Npower's SAP billing fiasco still making a dent on profits

Update: Npower billing system “disaster” reponsible for £99m operating losses

Continued billing issues and customer complaints following a botched SAP migration saw npower earnings drop 60 percent during the first half of this year.

Paul Massara, npower's CEO stated: “The main part of our drop in profits has been due to the continued impact of the systems issues that hit our domestic business last year. The challenges that we have faced were tougher than we expected but we know what the problems are and are taking the right steps to fix them.

"Already this year, we’ve made real improvements for our customers, halving  the number of complaints we receive, meaning complaints are at their lowest level since 2011.

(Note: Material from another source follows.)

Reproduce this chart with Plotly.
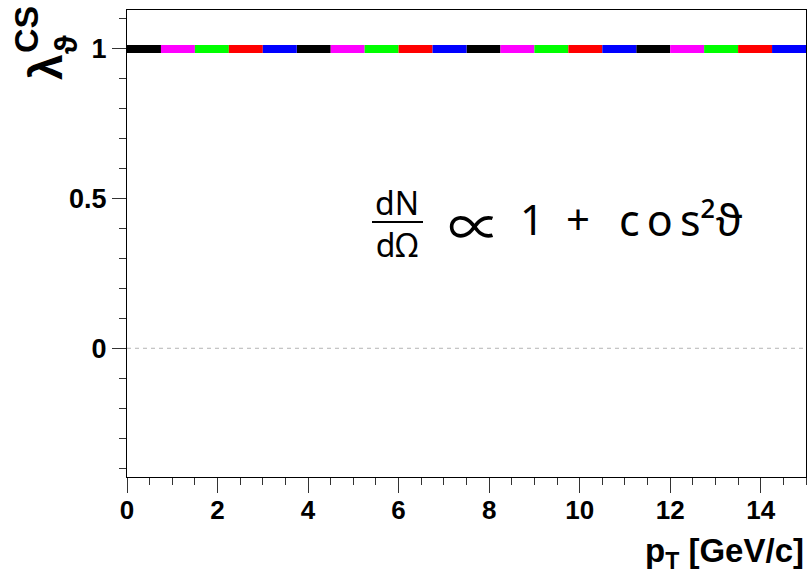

He added: "We also continue to find new and innovative ways to engage our customers in their energy use. Our new app has been well very received by customers, ranked number one out of the six large energy companies on the Apple App Store.”

Problems have persisted for almost four years since migrating from legacy systems to SAP. Npower said it hoped to fix its customer billing systems by July last year.

The promise came after the energy company earned the title of most complained about energy firm last year after its botched billing system implementation, which it began four years ago.

Disruption to customer-facing systems surfaced following a migration from legacy in-house systems onto a SAP platform, orchestrated by IBM in 2011. Many of npower’s 5.4 million customers began to experience billing delays, cancelled direct debits and some customer’s accounts were never set up, and problems were still occurring three years after the migration.

A npower spokesperson said: “We have been working really hard to resolve the issues we have seen with the system so have used specialist teams to work solely on this project. We've made significant progress as the majority of issues have now been fixed and the remainder will be sorted within the next couple of months.”

Npower has been the subject of a high level of customer complaints recorded by the Citizen’s Advice Bureau - 306 complaints for every 100,000 npower customers in 2013, reaching a peak in December - more than a year after problems surfaced.

Citizens Advice chief executive Gillian Guy has asked npower to offer affected customers compensation, and told customers to chase the energy firm for payments.

In December, npower was forced to bring in service provider partners to help resolve the disruption to customer-facing systems.

It is not the first time the energy supplier has warranted bad press. In 2011 npower was accused of breaching the Communications Act 2003 over dropped calls to customers, which were made repeatedly due to a glitch in call centre telephone systems.